*DIRECTIONS FOR THIS TASK*:
Type out the complete listing below word for word, without its pictures.

*DATASET EXTRACT*:

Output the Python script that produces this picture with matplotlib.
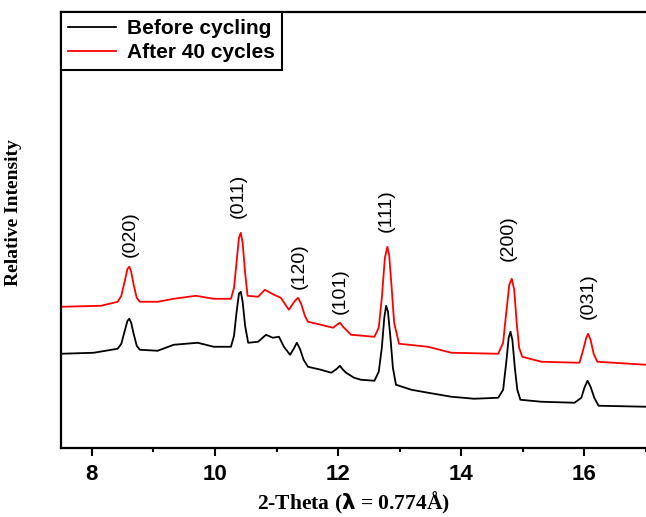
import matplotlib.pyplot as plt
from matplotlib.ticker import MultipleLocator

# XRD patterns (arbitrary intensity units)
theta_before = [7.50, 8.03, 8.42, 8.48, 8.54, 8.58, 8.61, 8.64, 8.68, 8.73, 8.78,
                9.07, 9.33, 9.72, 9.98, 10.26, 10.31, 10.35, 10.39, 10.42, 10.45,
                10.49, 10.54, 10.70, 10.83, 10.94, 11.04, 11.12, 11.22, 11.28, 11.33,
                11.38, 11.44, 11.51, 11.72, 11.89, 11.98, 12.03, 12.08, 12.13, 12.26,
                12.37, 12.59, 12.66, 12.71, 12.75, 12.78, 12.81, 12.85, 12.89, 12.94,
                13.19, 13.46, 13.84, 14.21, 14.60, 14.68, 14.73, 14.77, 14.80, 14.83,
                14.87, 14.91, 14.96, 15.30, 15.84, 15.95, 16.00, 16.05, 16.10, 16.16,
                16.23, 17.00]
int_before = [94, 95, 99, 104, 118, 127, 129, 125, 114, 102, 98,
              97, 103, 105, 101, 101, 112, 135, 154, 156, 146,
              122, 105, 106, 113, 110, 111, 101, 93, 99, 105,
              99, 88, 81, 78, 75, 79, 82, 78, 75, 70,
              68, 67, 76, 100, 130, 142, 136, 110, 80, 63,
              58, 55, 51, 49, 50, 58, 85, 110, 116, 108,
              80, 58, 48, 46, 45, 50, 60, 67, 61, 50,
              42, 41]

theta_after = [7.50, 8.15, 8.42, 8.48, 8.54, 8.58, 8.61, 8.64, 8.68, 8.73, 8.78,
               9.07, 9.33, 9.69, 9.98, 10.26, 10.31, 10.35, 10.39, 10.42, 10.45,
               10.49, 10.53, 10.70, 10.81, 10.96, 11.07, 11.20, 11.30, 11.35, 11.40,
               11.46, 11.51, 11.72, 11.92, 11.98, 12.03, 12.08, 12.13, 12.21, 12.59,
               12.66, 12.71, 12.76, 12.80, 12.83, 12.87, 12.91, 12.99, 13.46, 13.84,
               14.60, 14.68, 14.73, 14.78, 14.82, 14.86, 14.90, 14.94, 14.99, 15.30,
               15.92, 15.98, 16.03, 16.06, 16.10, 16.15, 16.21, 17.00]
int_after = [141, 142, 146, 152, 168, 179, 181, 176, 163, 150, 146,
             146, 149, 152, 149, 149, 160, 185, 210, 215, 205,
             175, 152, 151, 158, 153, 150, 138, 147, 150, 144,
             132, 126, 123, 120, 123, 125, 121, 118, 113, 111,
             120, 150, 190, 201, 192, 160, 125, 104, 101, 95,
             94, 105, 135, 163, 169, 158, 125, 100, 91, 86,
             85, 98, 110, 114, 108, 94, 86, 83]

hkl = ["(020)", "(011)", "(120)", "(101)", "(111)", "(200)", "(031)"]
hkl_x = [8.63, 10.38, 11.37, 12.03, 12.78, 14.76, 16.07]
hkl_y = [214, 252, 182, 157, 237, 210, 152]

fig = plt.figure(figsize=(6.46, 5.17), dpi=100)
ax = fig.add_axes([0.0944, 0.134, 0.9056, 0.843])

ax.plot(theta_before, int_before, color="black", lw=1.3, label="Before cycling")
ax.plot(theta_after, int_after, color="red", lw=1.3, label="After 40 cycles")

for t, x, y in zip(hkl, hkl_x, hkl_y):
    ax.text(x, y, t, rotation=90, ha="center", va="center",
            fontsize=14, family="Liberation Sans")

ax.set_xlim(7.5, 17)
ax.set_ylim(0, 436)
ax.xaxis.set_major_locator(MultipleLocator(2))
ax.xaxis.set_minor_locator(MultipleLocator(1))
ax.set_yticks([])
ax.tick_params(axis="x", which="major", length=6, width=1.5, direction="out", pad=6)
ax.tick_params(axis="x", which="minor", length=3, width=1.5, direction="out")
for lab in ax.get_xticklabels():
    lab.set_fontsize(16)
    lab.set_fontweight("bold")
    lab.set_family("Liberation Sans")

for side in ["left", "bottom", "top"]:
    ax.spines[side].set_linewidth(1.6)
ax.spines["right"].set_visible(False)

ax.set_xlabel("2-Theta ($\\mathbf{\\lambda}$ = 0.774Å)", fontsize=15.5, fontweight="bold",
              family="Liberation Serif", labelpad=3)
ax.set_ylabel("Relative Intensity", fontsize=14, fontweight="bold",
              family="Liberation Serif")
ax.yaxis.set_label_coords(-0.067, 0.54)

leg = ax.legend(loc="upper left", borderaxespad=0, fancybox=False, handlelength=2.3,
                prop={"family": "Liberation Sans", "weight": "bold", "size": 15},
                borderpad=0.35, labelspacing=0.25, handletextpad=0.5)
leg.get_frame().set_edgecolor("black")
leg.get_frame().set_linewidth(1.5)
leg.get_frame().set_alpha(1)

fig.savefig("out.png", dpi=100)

*FULL OUTPUT*:
Output the Python script that produces this picture with matplotlib.
import matplotlib.pyplot as plt
from matplotlib.ticker import MultipleLocator

# XRD patterns (arbitrary intensity units)
theta_before = [7.50, 8.03, 8.42, 8.48, 8.54, 8.58, 8.61, 8.64, 8.68, 8.73, 8.78,
                9.07, 9.33, 9.72, 9.98, 10.26, 10.31, 10.35, 10.39, 10.42, 10.45,
                10.49, 10.54, 10.70, 10.83, 10.94, 11.04, 11.12, 11.22, 11.28, 11.33,
                11.38, 11.44, 11.51, 11.72, 11.89, 11.98, 12.03, 12.08, 12.13, 12.26,
                12.37, 12.59, 12.66, 12.71, 12.75, 12.78, 12.81, 12.85, 12.89, 12.94,
                13.19, 13.46, 13.84, 14.21, 14.60, 14.68, 14.73, 14.77, 14.80, 14.83,
                14.87, 14.91, 14.96, 15.30, 15.84, 15.95, 16.00, 16.05, 16.10, 16.16,
                16.23, 17.00]
int_before = [94, 95, 99, 104, 118, 127, 129, 125, 114, 102, 98,
              97, 103, 105, 101, 101, 112, 135, 154, 156, 146,
              122, 105, 106, 113, 110, 111, 101, 93, 99, 105,
              99, 88, 81, 78, 75, 79, 82, 78, 75, 70,
              68, 67, 76, 100, 130, 142, 136, 110, 80, 63,
              58, 55, 51, 49, 50, 58, 85, 110, 116, 108,
              80, 58, 48, 46, 45, 50, 60, 67, 61, 50,
              42, 41]

theta_after = [7.50, 8.15, 8.42, 8.48, 8.54, 8.58, 8.61, 8.64, 8.68, 8.73, 8.78,
               9.07, 9.33, 9.69, 9.98, 10.26, 10.31, 10.35, 10.39, 10.42, 10.45,
               10.49, 10.53, 10.70, 10.81, 10.96, 11.07, 11.20, 11.30, 11.35, 11.40,
               11.46, 11.51, 11.72, 11.92, 11.98, 12.03, 12.08, 12.13, 12.21, 12.59,
               12.66, 12.71, 12.76, 12.80, 12.83, 12.87, 12.91, 12.99, 13.46, 13.84,
               14.60, 14.68, 14.73, 14.78, 14.82, 14.86, 14.90, 14.94, 14.99, 15.30,
               15.92, 15.98, 16.03, 16.06, 16.10, 16.15, 16.21, 17.00]
int_after = [141, 142, 146, 152, 168, 179, 181, 176, 163, 150, 146,
             146, 149, 152, 149, 149, 160, 185, 210, 215, 205,
             175, 152, 151, 158, 153, 150, 138, 147, 150, 144,
             132, 126, 123, 120, 123, 125, 121, 118, 113, 111,
             120, 150, 190, 201, 192, 160, 125, 104, 101, 95,
             94, 105, 135, 163, 169, 158, 125, 100, 91, 86,
             85, 98, 110, 114, 108, 94, 86, 83]

hkl = ["(020)", "(011)", "(120)", "(101)", "(111)", "(200)", "(031)"]
hkl_x = [8.63, 10.38, 11.37, 12.03, 12.78, 14.76, 16.07]
hkl_y = [214, 252, 182, 157, 237, 210, 152]

fig = plt.figure(figsize=(6.46, 5.17), dpi=100)
ax = fig.add_axes([0.0944, 0.134, 0.9056, 0.843])

ax.plot(theta_before, int_before, color="black", lw=1.3, label="Before cycling")
ax.plot(theta_after, int_after, color="red", lw=1.3, label="After 40 cycles")

for t, x, y in zip(hkl, hkl_x, hkl_y):
    ax.text(x, y, t, rotation=90, ha="center", va="center",
            fontsize=14, family="Liberation Sans")

ax.set_xlim(7.5, 17)
ax.set_ylim(0, 436)
ax.xaxis.set_major_locator(MultipleLocator(2))
ax.xaxis.set_minor_locator(MultipleLocator(1))
ax.set_yticks([])
ax.tick_params(axis="x", which="major", length=6, width=1.5, direction="out", pad=6)
ax.tick_params(axis="x", which="minor", length=3, width=1.5, direction="out")
for lab in ax.get_xticklabels():
    lab.set_fontsize(16)
    lab.set_fontweight("bold")
    lab.set_family("Liberation Sans")

for side in ["left", "bottom", "top"]:
    ax.spines[side].set_linewidth(1.6)
ax.spines["right"].set_visible(False)

ax.set_xlabel("2-Theta ($\\mathbf{\\lambda}$ = 0.774Å)", fontsize=15.5, fontweight="bold",
              family="Liberation Serif", labelpad=3)
ax.set_ylabel("Relative Intensity", fontsize=14, fontweight="bold",
              family="Liberation Serif")
ax.yaxis.set_label_coords(-0.067, 0.54)

leg = ax.legend(loc="upper left", borderaxespad=0, fancybox=False, handlelength=2.3,
                prop={"family": "Liberation Sans", "weight": "bold", "size": 15},
                borderpad=0.35, labelspacing=0.25, handletextpad=0.5)
leg.get_frame().set_edgecolor("black")
leg.get_frame().set_linewidth(1.5)
leg.get_frame().set_alpha(1)

fig.savefig("out.png", dpi=100)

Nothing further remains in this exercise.